## What is being asked
Output the full listing below exactly, without the pictures.

## Provided records
▼

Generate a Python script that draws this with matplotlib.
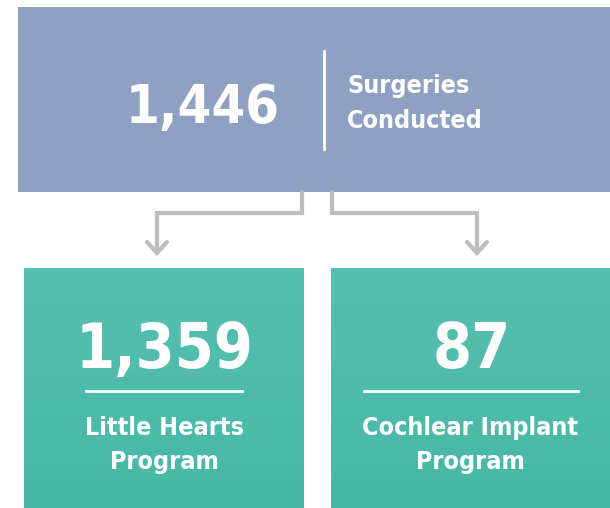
import matplotlib.pyplot as plt
import numpy as np
from matplotlib.colors import LinearSegmentedColormap

# data
total_value = "1,446"
total_label = ["Surgeries", "Conducted"]
program_values = ["1,359", "87"]
program_labels = [["Little Hearts", "Program"], ["Cochlear Implant", "Program"]]

FONT = ["DejaVu Sans"]
BLUE = "#8fa1c2"
GREY = "#bdbdbd"
txt = dict(color="white", fontweight="bold", family=FONT, fontstretch="condensed")

fig = plt.figure(figsize=(6.1, 5.08), dpi=100)
ax = fig.add_axes([0, 0, 1, 1])
ax.set_xlim(0, 610)
ax.set_ylim(508, 0)
ax.axis("off")

# top box
ax.add_patch(plt.Rectangle((18, 7), 592, 185, color=BLUE, lw=0))
ax.plot([324, 324], [51, 149], color="white", lw=2)
ax.text(203, 123, total_value, fontsize=39, ha="center", va="baseline", **txt)
ax.text(347, 93, total_label[0], fontsize=18, ha="left", va="baseline", **txt)
ax.text(347, 128, total_label[1], fontsize=18, ha="left", va="baseline", **txt)

# connectors
def connector(x0, x1):
    ax.plot([x0, x0, x1, x1], [192, 213, 213, 253], color=GREY, lw=3,
            solid_capstyle="round", solid_joinstyle="miter")
    ax.plot([x1 - 10, x1, x1 + 10], [242, 253, 242], color=GREY, lw=3,
            solid_capstyle="round", solid_joinstyle="miter")

connector(302, 157)
connector(332, 477)

# bottom boxes with a soft vertical gradient
cmap = LinearSegmentedColormap.from_list("g", ["#57c0b1", "#47b8a5"])
grad = np.linspace(0, 1, 256).reshape(-1, 1)
boxes = [(24, 304), (331, 610)]
rule_half = [78, 107]
for (x0, x1), val, lab, rh in zip(boxes, program_values, program_labels, rule_half):
    ax.imshow(grad, cmap=cmap, extent=(x0, x1, 508, 268), aspect="auto",
              interpolation="bilinear", zorder=1)
    cx = (x0 + x1) / 2
    ax.text(cx + 1, 368, val, fontsize=45, ha="center", va="baseline", zorder=3, **txt)
    ax.plot([cx - rh, cx + rh], [391, 391], color="white", lw=2, zorder=3)
    ax.text(cx, 435, lab[0], fontsize=18, ha="center", va="baseline", zorder=3, **txt)
    ax.text(cx, 469, lab[1], fontsize=18, ha="center", va="baseline", zorder=3, **txt)

ax.set_xlim(0, 610)
ax.set_ylim(508, 0)
fig.savefig("out.png", dpi=100)
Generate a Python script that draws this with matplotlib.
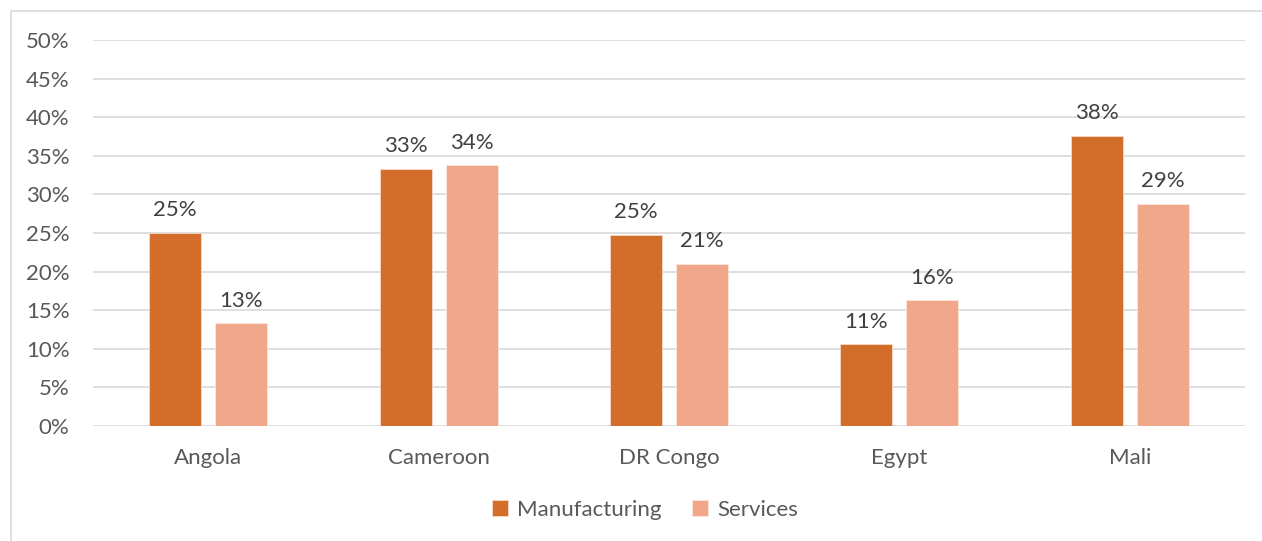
import matplotlib
matplotlib.use("Agg")
import matplotlib.pyplot as plt
from matplotlib.patches import Rectangle
import numpy as np

categories = ["Angola", "Cameroon", "DR Congo", "Egypt", "Mali"]
manufacturing = [25.0, 33.3, 24.8, 10.6, 37.6]
services = [13.3, 33.8, 21.0, 16.3, 28.8]
yticks = [0, 5, 10, 15, 20, 25, 30, 35, 40, 45, 50]

plt.rcParams['font.family'] = ['Lato', 'DejaVu Sans']

fig = plt.figure(figsize=(12.62, 5.41), dpi=100)
W, H = 1262, 541
ax = fig.add_axes([93 / W, 1 - 426 / H, (1245 - 93) / W, (426 - 40) / H])

# chart border
fig.patches.append(Rectangle((11 / W, -0.01), 1.02, 1 - 11 / H + 0.01, transform=fig.transFigure,
                             fill=False, edgecolor='#D9D9D9', linewidth=1.2))

x = np.arange(len(categories))
bw = 0.226
off = 0.143
c_m = '#D26E2A'
c_s = '#F1A88A'
b1 = ax.bar(x - off, manufacturing, bw, color=c_m, edgecolor='#F4D9C8', linewidth=0.6, label='Manufacturing', zorder=3)
b2 = ax.bar(x + off, services, bw, color=c_s, edgecolor='#FBE5DA', linewidth=0.6, label='Services', zorder=3)

fs = 16
for rects, vals in ((b1, manufacturing), (b2, services)):
    for r, v in zip(rects, vals):
        ax.annotate(f"{round(v):.0f}%", (r.get_x() + r.get_width() / 2, v), xytext=(0, 9),
                    textcoords='offset points', ha='center', va='bottom', fontsize=fs, color='#404040')

ax.set_xlim(-0.5, len(categories) - 0.5)
ax.set_ylim(0, 50)
ax.set_yticks(yticks)
ax.set_yticklabels([f"{t}%" for t in yticks])
ax.set_xticks(x)
ax.set_xticklabels(categories)
ax.tick_params(axis='both', length=0, labelsize=fs, labelcolor='#595959')
ax.tick_params(axis='y', pad=17)
ax.tick_params(axis='x', pad=16)
ax.grid(axis='y', color='#D9D9D9', linewidth=1.2, zorder=0)
ax.set_axisbelow(True)
for s in ax.spines.values():
    s.set_visible(False)

leg = fig.legend(handles=[b1, b2], labels=['Manufacturing', 'Services'], loc='center',
                 bbox_to_anchor=(645 / W, 1 - 510 / H), ncol=2, frameon=False, fontsize=fs,
                 handlelength=0.7, handleheight=0.7, handletextpad=0.4, columnspacing=1.4)
for t in leg.get_texts():
    t.set_color('#595959')

fig.savefig('out.png', dpi=100)
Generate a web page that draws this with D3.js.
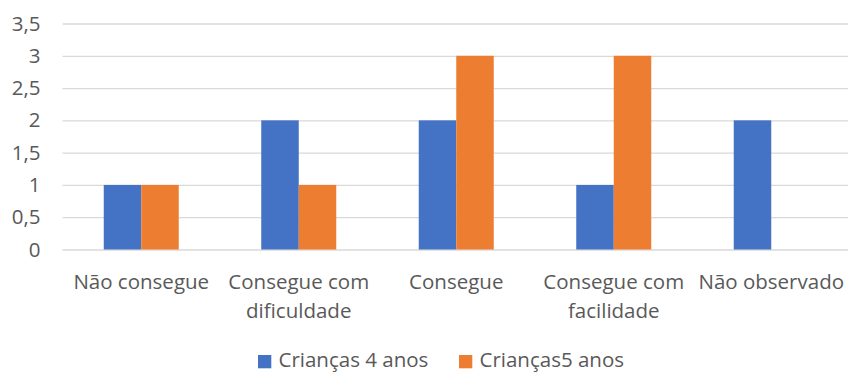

▲

## Correct answer
Generate a Python script that draws this with matplotlib.
import matplotlib.pyplot as plt
import numpy as np
from matplotlib.colors import LinearSegmentedColormap

# data
total_value = "1,446"
total_label = ["Surgeries", "Conducted"]
program_values = ["1,359", "87"]
program_labels = [["Little Hearts", "Program"], ["Cochlear Implant", "Program"]]

FONT = ["DejaVu Sans"]
BLUE = "#8fa1c2"
GREY = "#bdbdbd"
txt = dict(color="white", fontweight="bold", family=FONT, fontstretch="condensed")

fig = plt.figure(figsize=(6.1, 5.08), dpi=100)
ax = fig.add_axes([0, 0, 1, 1])
ax.set_xlim(0, 610)
ax.set_ylim(508, 0)
ax.axis("off")

# top box
ax.add_patch(plt.Rectangle((18, 7), 592, 185, color=BLUE, lw=0))
ax.plot([324, 324], [51, 149], color="white", lw=2)
ax.text(203, 123, total_value, fontsize=39, ha="center", va="baseline", **txt)
ax.text(347, 93, total_label[0], fontsize=18, ha="left", va="baseline", **txt)
ax.text(347, 128, total_label[1], fontsize=18, ha="left", va="baseline", **txt)

# connectors
def connector(x0, x1):
    ax.plot([x0, x0, x1, x1], [192, 213, 213, 253], color=GREY, lw=3,
            solid_capstyle="round", solid_joinstyle="miter")
    ax.plot([x1 - 10, x1, x1 + 10], [242, 253, 242], color=GREY, lw=3,
            solid_capstyle="round", solid_joinstyle="miter")

connector(302, 157)
connector(332, 477)

# bottom boxes with a soft vertical gradient
cmap = LinearSegmentedColormap.from_list("g", ["#57c0b1", "#47b8a5"])
grad = np.linspace(0, 1, 256).reshape(-1, 1)
boxes = [(24, 304), (331, 610)]
rule_half = [78, 107]
for (x0, x1), val, lab, rh in zip(boxes, program_values, program_labels, rule_half):
    ax.imshow(grad, cmap=cmap, extent=(x0, x1, 508, 268), aspect="auto",
              interpolation="bilinear", zorder=1)
    cx = (x0 + x1) / 2
    ax.text(cx + 1, 368, val, fontsize=45, ha="center", va="baseline", zorder=3, **txt)
    ax.plot([cx - rh, cx + rh], [391, 391], color="white", lw=2, zorder=3)
    ax.text(cx, 435, lab[0], fontsize=18, ha="center", va="baseline", zorder=3, **txt)
    ax.text(cx, 469, lab[1], fontsize=18, ha="center", va="baseline", zorder=3, **txt)

ax.set_xlim(0, 610)
ax.set_ylim(508, 0)
fig.savefig("out.png", dpi=100)
Generate a Python script that draws this with matplotlib.
import matplotlib
matplotlib.use("Agg")
import matplotlib.pyplot as plt
from matplotlib.patches import Rectangle
import numpy as np

categories = ["Angola", "Cameroon", "DR Congo", "Egypt", "Mali"]
manufacturing = [25.0, 33.3, 24.8, 10.6, 37.6]
services = [13.3, 33.8, 21.0, 16.3, 28.8]
yticks = [0, 5, 10, 15, 20, 25, 30, 35, 40, 45, 50]

plt.rcParams['font.family'] = ['Lato', 'DejaVu Sans']

fig = plt.figure(figsize=(12.62, 5.41), dpi=100)
W, H = 1262, 541
ax = fig.add_axes([93 / W, 1 - 426 / H, (1245 - 93) / W, (426 - 40) / H])

# chart border
fig.patches.append(Rectangle((11 / W, -0.01), 1.02, 1 - 11 / H + 0.01, transform=fig.transFigure,
                             fill=False, edgecolor='#D9D9D9', linewidth=1.2))

x = np.arange(len(categories))
bw = 0.226
off = 0.143
c_m = '#D26E2A'
c_s = '#F1A88A'
b1 = ax.bar(x - off, manufacturing, bw, color=c_m, edgecolor='#F4D9C8', linewidth=0.6, label='Manufacturing', zorder=3)
b2 = ax.bar(x + off, services, bw, color=c_s, edgecolor='#FBE5DA', linewidth=0.6, label='Services', zorder=3)

fs = 16
for rects, vals in ((b1, manufacturing), (b2, services)):
    for r, v in zip(rects, vals):
        ax.annotate(f"{round(v):.0f}%", (r.get_x() + r.get_width() / 2, v), xytext=(0, 9),
                    textcoords='offset points', ha='center', va='bottom', fontsize=fs, color='#404040')

ax.set_xlim(-0.5, len(categories) - 0.5)
ax.set_ylim(0, 50)
ax.set_yticks(yticks)
ax.set_yticklabels([f"{t}%" for t in yticks])
ax.set_xticks(x)
ax.set_xticklabels(categories)
ax.tick_params(axis='both', length=0, labelsize=fs, labelcolor='#595959')
ax.tick_params(axis='y', pad=17)
ax.tick_params(axis='x', pad=16)
ax.grid(axis='y', color='#D9D9D9', linewidth=1.2, zorder=0)
ax.set_axisbelow(True)
for s in ax.spines.values():
    s.set_visible(False)

leg = fig.legend(handles=[b1, b2], labels=['Manufacturing', 'Services'], loc='center',
                 bbox_to_anchor=(645 / W, 1 - 510 / H), ncol=2, frameon=False, fontsize=fs,
                 handlelength=0.7, handleheight=0.7, handletextpad=0.4, columnspacing=1.4)
for t in leg.get_texts():
    t.set_color('#595959')

fig.savefig('out.png', dpi=100)
Generate a web page that draws this with D3.js.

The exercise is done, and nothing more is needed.